Code that draws figures
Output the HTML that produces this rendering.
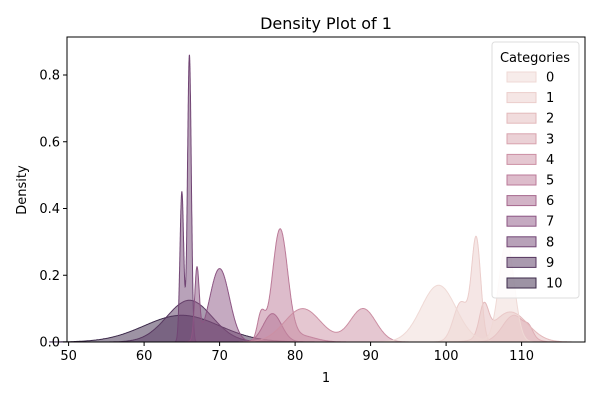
<!DOCTYPE html>
<html><head><meta charset="utf-8"><style>
body{margin:0;background:#fff;}
svg text{font-family:"DejaVu Sans","Liberation Sans",sans-serif;fill:#000;}
</style></head><body>
<svg id="chart" width="600" height="400" viewBox="0 0 600 400">
<text x="326" y="29" font-size="16" text-anchor="middle">Density Plot of 1</text>
<g id="marks"></g>
<rect x="67" y="37" width="518" height="305" fill="none" stroke="#000" stroke-width="1"/>
<g id="axes"></g>
<text x="326" y="382" font-size="13" text-anchor="middle">1</text>
<text x="26" y="190" font-size="13" text-anchor="middle" transform="rotate(-90 26 190)">Density</text>
<g id="legend"></g>
</svg>
<script>
// data: per category Gaussian components
const categories = ["0","1","2","3","4","5","6","7","8","9","10"];
const compMeans = [[99,108],[102,104],[105,108.5],[109,111],[81,89],[75.5,78,80.5],[77],[67,70],[65,66],[66],[65]];
const compPeaks = [[0.17,0.3],[0.12,0.3],[0.09,0.09],[0.08,0.02],[0.1,0.1],[0.08,0.33,0.02],[0.085],[0.21,0.22],[0.45,0.86],[0.125],[0.08]];
const compSds = [[2.3,1.0],[1.0,0.6],[0.6,2.3],[1.5,0.5],[2.4,1.7],[0.5,1.0,2],[1.2],[0.3,1.3],[0.25,0.25],[3.0],[5.0]];
const xTicks = [50,60,70,80,90,100,110];
const yTicks = [0,0.2,0.4,0.6,0.8];
const colors = ["#efd9d5","#ebcdcb","#e3b9bb","#d8a3ae","#cc8fa3","#bb7a98","#a5678d","#8c5583","#714574","#56365f","#3b2849"];
const NS="http://www.w3.org/2000/svg";
const xs=v=>68.6+(v-50)*7.55;
const ys=v=>342-v*333.75;
function mk(t,a,p){const e=document.createElementNS(NS,t);for(const k in a)e.setAttribute(k,a[k]);p.appendChild(e);return e;}
const marks=document.getElementById('marks'),axes=document.getElementById('axes'),leg=document.getElementById('legend');
for(let c=categories.length-1;c>=0;c--){
  const ms=compMeans[c],ps=compPeaks[c],ss=compSds[c];
  let lo=Math.min(...ms.map((m,i)=>m-3.5*ss[i])),hi=Math.max(...ms.map((m,i)=>m+3.5*ss[i]));
  let d=`M${xs(lo).toFixed(1)},${ys(0)}`;
  for(let i=0;i<=400;i++){const x=lo+(hi-lo)*i/400;let y=0;ms.forEach((m,j)=>{y+=ps[j]*Math.exp(-0.5*((x-m)/ss[j])**2);});d+=`L${xs(x).toFixed(1)},${ys(y).toFixed(1)}`;}
  d+=`L${xs(hi).toFixed(1)},${ys(0)}Z`;
  const p=mk('path',{d:d,fill:colors[c],'fill-opacity':0.5,stroke:colors[c],'stroke-width':1},marks);
  
  
}
xTicks.forEach(t=>{const x=xs(t);
  const l=mk('line',{x1:x,x2:x,y1:342,y2:346,stroke:'#000'},axes);
  
  const tx=mk('text',{x:x,y:360,'font-size':13,'text-anchor':'middle'},axes);tx.textContent=t;
  });
yTicks.forEach(t=>{const y=ys(t);
  const l=mk('line',{x1:63,x2:67,y1:y,y2:y,stroke:'#000'},axes);
  
  const tx=mk('text',{x:60,y:y+4.5,'font-size':13,'text-anchor':'end'},axes);tx.textContent=t.toFixed(1);
  });
const box=mk('rect',{x:492,y:42,width:87,height:256,rx:3,fill:'#fff','fill-opacity':0.85,stroke:'#ddd'},leg);

const lt=mk('text',{x:535,y:62,'font-size':13,'text-anchor':'middle'},leg);lt.textContent='Categories';

categories.forEach((c,i)=>{const y=77+i*20.6;
  const g=mk('g',{},leg);
  
  mk('rect',{x:507,y:y-5,width:29,height:10,fill:colors[i],'fill-opacity':0.5,stroke:colors[i]},g);
  const t=mk('text',{x:546,y:y+4.5,'font-size':13},g);t.textContent=c;});
</script>
</body></html>
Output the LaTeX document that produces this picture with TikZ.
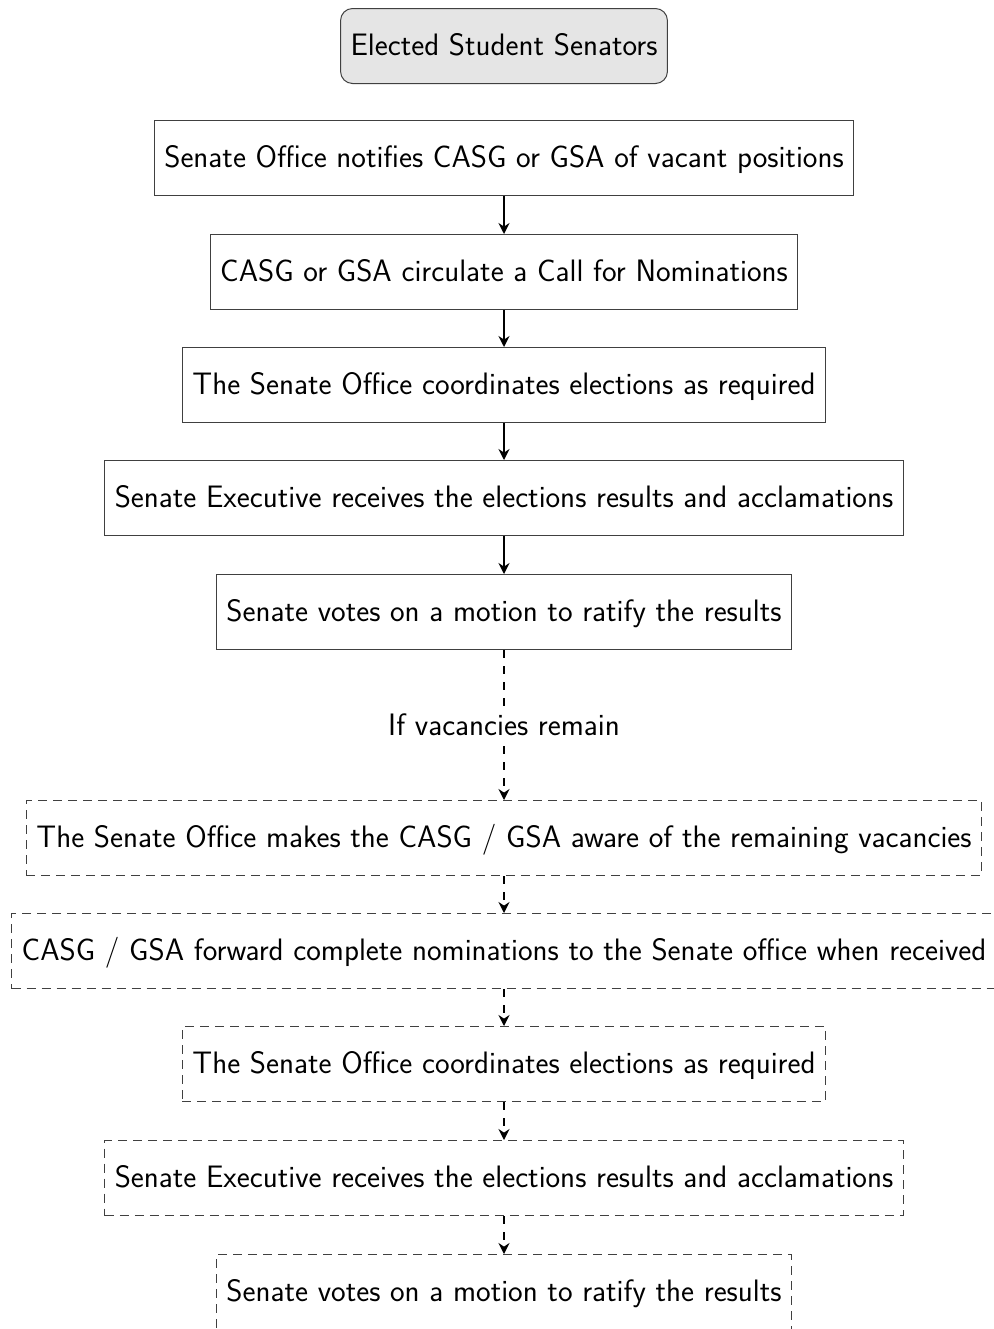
\documentclass[tikz,border=0pt]{standalone}
\usetikzlibrary{arrows.meta}
\renewcommand{\familydefault}{\sfdefault}
\begin{document}
\begin{tikzpicture}[x=0.5pt,y=-0.5pt,
  every node/.style={font=\fontsize{15.5}{18}\selectfont\sffamily},
  stepbox/.style={draw=black!75, line width=0.5pt, minimum height=37.5pt, inner xsep=5pt, text height=12.5pt, text depth=3pt},
  dstepbox/.style={stepbox, dash pattern=on 4.5pt off 3pt},
  topbox/.style={stepbox, rounded corners=6pt, fill=black!10},
  arr/.style={line width=0.9pt, -{Stealth[length=5.5pt,width=5.5pt]}},
  darr/.style={arr, dash pattern=on 4pt off 4pt}]
\useasboundingbox (0,0) rectangle (994,1329);
\node[topbox] (top) at (504,46) {Elected Student Senators};
\node[stepbox] (a1) at (504,158) {Senate Office notifies CASG or GSA of vacant positions};
\node[stepbox] (a2) at (504,272) {CASG or GSA circulate a Call for Nominations};
\node[stepbox] (a3) at (504,385) {The Senate Office coordinates elections as required};
\node[stepbox] (a4) at (504,498) {Senate Executive receives the elections results and acclamations};
\node[stepbox] (a5) at (504,612) {Senate votes on a motion to ratify the results};
\node[dstepbox] (b1) at (504,838) {The Senate Office makes the CASG / GSA aware of the remaining vacancies};
\node[dstepbox] (b2) at (504,951) {CASG / GSA forward complete nominations to the Senate office when received};
\node[dstepbox] (b3) at (504,1064) {The Senate Office coordinates elections as required};
\node[dstepbox] (b4) at (504,1178) {Senate Executive receives the elections results and acclamations};
\node[dstepbox] (b5) at (504,1292) {Senate votes on a motion to ratify the results};
\draw[arr] (a1) -- (a2);
\draw[arr] (a2) -- (a3);
\draw[arr] (a3) -- (a4);
\draw[arr] (a4) -- (a5);
\draw[darr] (a5) -- node[fill=white, inner xsep=2pt, inner ysep=3pt, solid] (cond) {If vacancies remain} (b1);
\draw[darr] (b1) -- (b2);
\draw[darr] (b2) -- (b3);
\draw[darr] (b3) -- (b4);
\draw[darr] (b4) -- (b5);
\end{tikzpicture}
\end{document}
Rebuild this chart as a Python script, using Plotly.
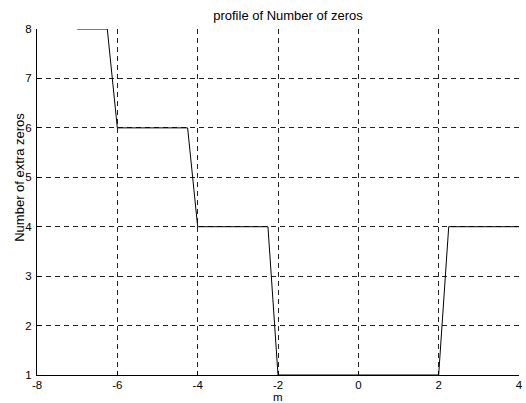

EXERCISE DETAILS: Copy the material exactly. Do not include the pictures.

RESULT FOR THIS TASK:
Output the HTML that produces this rendering.
<!DOCTYPE html>
<html><head><meta charset="utf-8"><style>
body{margin:0;background:#fff;}
svg text{font-family:"DejaVu Sans","Liberation Sans",sans-serif;fill:#000;}
</style></head><body>
<svg id="chart" width="600" height="400" viewBox="0 0 600 400">
<text x="326" y="29" font-size="16" text-anchor="middle">Density Plot of 1</text>
<g id="marks"></g>
<rect x="67" y="37" width="518" height="305" fill="none" stroke="#000" stroke-width="1"/>
<g id="axes"></g>
<text x="326" y="382" font-size="13" text-anchor="middle">1</text>
<text x="26" y="190" font-size="13" text-anchor="middle" transform="rotate(-90 26 190)">Density</text>
<g id="legend"></g>
</svg>
<script>
// data: per category Gaussian components
const categories = ["0","1","2","3","4","5","6","7","8","9","10"];
const compMeans = [[99,108],[102,104],[105,108.5],[109,111],[81,89],[75.5,78,80.5],[77],[67,70],[65,66],[66],[65]];
const compPeaks = [[0.17,0.3],[0.12,0.3],[0.09,0.09],[0.08,0.02],[0.1,0.1],[0.08,0.33,0.02],[0.085],[0.21,0.22],[0.45,0.86],[0.125],[0.08]];
const compSds = [[2.3,1.0],[1.0,0.6],[0.6,2.3],[1.5,0.5],[2.4,1.7],[0.5,1.0,2],[1.2],[0.3,1.3],[0.25,0.25],[3.0],[5.0]];
const xTicks = [50,60,70,80,90,100,110];
const yTicks = [0,0.2,0.4,0.6,0.8];
const colors = ["#efd9d5","#ebcdcb","#e3b9bb","#d8a3ae","#cc8fa3","#bb7a98","#a5678d","#8c5583","#714574","#56365f","#3b2849"];
const NS="http://www.w3.org/2000/svg";
const xs=v=>68.6+(v-50)*7.55;
const ys=v=>342-v*333.75;
function mk(t,a,p){const e=document.createElementNS(NS,t);for(const k in a)e.setAttribute(k,a[k]);p.appendChild(e);return e;}
const marks=document.getElementById('marks'),axes=document.getElementById('axes'),leg=document.getElementById('legend');
for(let c=categories.length-1;c>=0;c--){
  const ms=compMeans[c],ps=compPeaks[c],ss=compSds[c];
  let lo=Math.min(...ms.map((m,i)=>m-3.5*ss[i])),hi=Math.max(...ms.map((m,i)=>m+3.5*ss[i]));
  let d=`M${xs(lo).toFixed(1)},${ys(0)}`;
  for(let i=0;i<=400;i++){const x=lo+(hi-lo)*i/400;let y=0;ms.forEach((m,j)=>{y+=ps[j]*Math.exp(-0.5*((x-m)/ss[j])**2);});d+=`L${xs(x).toFixed(1)},${ys(y).toFixed(1)}`;}
  d+=`L${xs(hi).toFixed(1)},${ys(0)}Z`;
  const p=mk('path',{d:d,fill:colors[c],'fill-opacity':0.5,stroke:colors[c],'stroke-width':1},marks);
  
  
}
xTicks.forEach(t=>{const x=xs(t);
  const l=mk('line',{x1:x,x2:x,y1:342,y2:346,stroke:'#000'},axes);
  
  const tx=mk('text',{x:x,y:360,'font-size':13,'text-anchor':'middle'},axes);tx.textContent=t;
  });
yTicks.forEach(t=>{const y=ys(t);
  const l=mk('line',{x1:63,x2:67,y1:y,y2:y,stroke:'#000'},axes);
  
  const tx=mk('text',{x:60,y:y+4.5,'font-size':13,'text-anchor':'end'},axes);tx.textContent=t.toFixed(1);
  });
const box=mk('rect',{x:492,y:42,width:87,height:256,rx:3,fill:'#fff','fill-opacity':0.85,stroke:'#ddd'},leg);

const lt=mk('text',{x:535,y:62,'font-size':13,'text-anchor':'middle'},leg);lt.textContent='Categories';

categories.forEach((c,i)=>{const y=77+i*20.6;
  const g=mk('g',{},leg);
  
  mk('rect',{x:507,y:y-5,width:29,height:10,fill:colors[i],'fill-opacity':0.5,stroke:colors[i]},g);
  const t=mk('text',{x:546,y:y+4.5,'font-size':13},g);t.textContent=c;});
</script>
</body></html>
Output the LaTeX document that produces this picture with TikZ.
\documentclass[tikz,border=0pt]{standalone}
\usetikzlibrary{arrows.meta}
\renewcommand{\familydefault}{\sfdefault}
\begin{document}
\begin{tikzpicture}[x=0.5pt,y=-0.5pt,
  every node/.style={font=\fontsize{15.5}{18}\selectfont\sffamily},
  stepbox/.style={draw=black!75, line width=0.5pt, minimum height=37.5pt, inner xsep=5pt, text height=12.5pt, text depth=3pt},
  dstepbox/.style={stepbox, dash pattern=on 4.5pt off 3pt},
  topbox/.style={stepbox, rounded corners=6pt, fill=black!10},
  arr/.style={line width=0.9pt, -{Stealth[length=5.5pt,width=5.5pt]}},
  darr/.style={arr, dash pattern=on 4pt off 4pt}]
\useasboundingbox (0,0) rectangle (994,1329);
\node[topbox] (top) at (504,46) {Elected Student Senators};
\node[stepbox] (a1) at (504,158) {Senate Office notifies CASG or GSA of vacant positions};
\node[stepbox] (a2) at (504,272) {CASG or GSA circulate a Call for Nominations};
\node[stepbox] (a3) at (504,385) {The Senate Office coordinates elections as required};
\node[stepbox] (a4) at (504,498) {Senate Executive receives the elections results and acclamations};
\node[stepbox] (a5) at (504,612) {Senate votes on a motion to ratify the results};
\node[dstepbox] (b1) at (504,838) {The Senate Office makes the CASG / GSA aware of the remaining vacancies};
\node[dstepbox] (b2) at (504,951) {CASG / GSA forward complete nominations to the Senate office when received};
\node[dstepbox] (b3) at (504,1064) {The Senate Office coordinates elections as required};
\node[dstepbox] (b4) at (504,1178) {Senate Executive receives the elections results and acclamations};
\node[dstepbox] (b5) at (504,1292) {Senate votes on a motion to ratify the results};
\draw[arr] (a1) -- (a2);
\draw[arr] (a2) -- (a3);
\draw[arr] (a3) -- (a4);
\draw[arr] (a4) -- (a5);
\draw[darr] (a5) -- node[fill=white, inner xsep=2pt, inner ysep=3pt, solid] (cond) {If vacancies remain} (b1);
\draw[darr] (b1) -- (b2);
\draw[darr] (b2) -- (b3);
\draw[darr] (b3) -- (b4);
\draw[darr] (b4) -- (b5);
\end{tikzpicture}
\end{document}
Rebuild this chart as a Python script, using Plotly.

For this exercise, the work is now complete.